Physics Students Compete in SpaceX Contest – Hobart and William Smith Colleges \
The HWS Update

Physics Students Compete in SpaceX Contest

A team of Hobart and William Smith physics students recently had their preliminary design accepted to the first-ever SpaceX Hyperloop Pod Competition Design Weekend, beating out hundreds of universities, companies and individuals from around the world. Of the 1,200 designs submitted, the HWS team was chosen as one of 124 teams from 16 countries to advance to the final stage of the design process and presented their design remotely from HWS at the SpaceX Design Weekend event at Texas A&M University in College Station, Texas.

The Hyperloop is a futuristic high-speed rail system with multi-passenger, solar-powered “pods,” or capsules, speeding through a series of depressurized tubes. Elon Musk first proposed the Hyperloop idea in 2013, and his company, SpaceX, is one of several seeking to accelerate the development of a system prototype. He proposed a national challenge-to build a scaled-down pod model and necessary sub-systems. After several competition phases, Musk intends to hold a final contest in June 2016 at SpaceX headquarters in Hawthorne, Calif., where a Hyperloop test track is being built.

The HWS Hyperloop team is comprised of sophomores and juniors: Scott Bordonaro ’17, Scott Calnan ’17, Tyler Hanzlik ’17 and Robert Hooper ’18. The team is thankful for fruitful discussions to Jeff Rizza ’16 and Chris Demas ’17. Together, they hope their Hyperloop ideas have the potential to make an impact on high-speed travel.

“When I learned about the competition last summer I chose to put a team together because it sounded like a great opportunity to get some engineering experience, and to be honest it just sounded cool,” says Hanzlik ’17, who is majoring in physics. “It has been fun to use our creativity and physics background while learning a lot of new things along the way.”

The students are designing a full pod. They are fine-tuning a full proposal with designs for the levitation system using electromagnetic eddy current levitation, and a modular electromagnetic braking system.

“We were able to make comparisons  to other things we found in the real world like high speed trains in Japan or the vacuum tube systems used by bank tellers,” Hanzlik says. “The Hyperloop is a new application that combines a lot of pre-existing technology.”

Hyperloop teams had the option of presenting a full-pod proposal or details related to one of the Hyperloop’s sub-systems. They were required to present a working prototype plan, as well as the process to build the equipment, materials used and cost estimates for manufacturing the pod. They were judged by university and corporate engineers.

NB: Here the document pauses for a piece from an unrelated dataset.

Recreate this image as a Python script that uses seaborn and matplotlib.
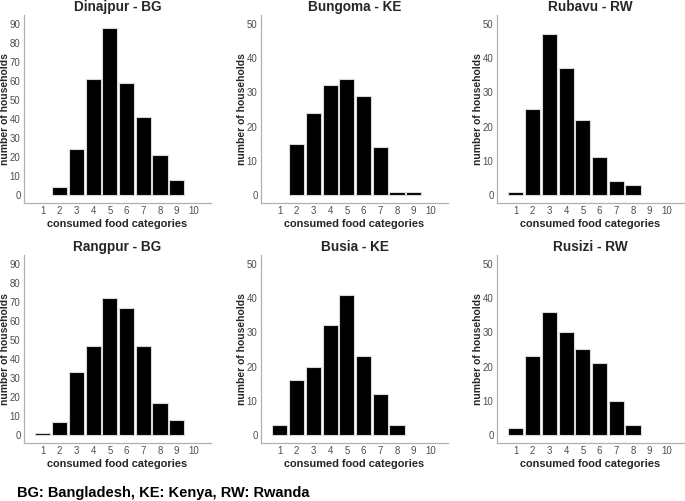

“Our proposed design will far exceed the current levitation model in place,” says Assistant Professor of Physics Ileana Dumitriu, adviser to the HWS Hyperloop team. “Not to mention, this would be the first time a system like ours could be used in an environment like the Hyperloop tube.”

Dumitriu says the HWS team engaged with HWS faculty and took advantage of their expertise to learn more about successfully building mathematical models and to act as panelists similar to the ones that will question them about their new technologies during the SpaceX Design Weekend.

Over winter break, the team finalized designs, cost estimates, specifications and 3D models of components as well as simulations to verify that the designs properly work. “This is an excellent project for students to practice their new found skills in science, technology, engineering and mathematics/computer science,” says Peter Spacher, Ph.D., adviser to the HWS Hyperloop team. “This project gives students a great deal of practical experience.”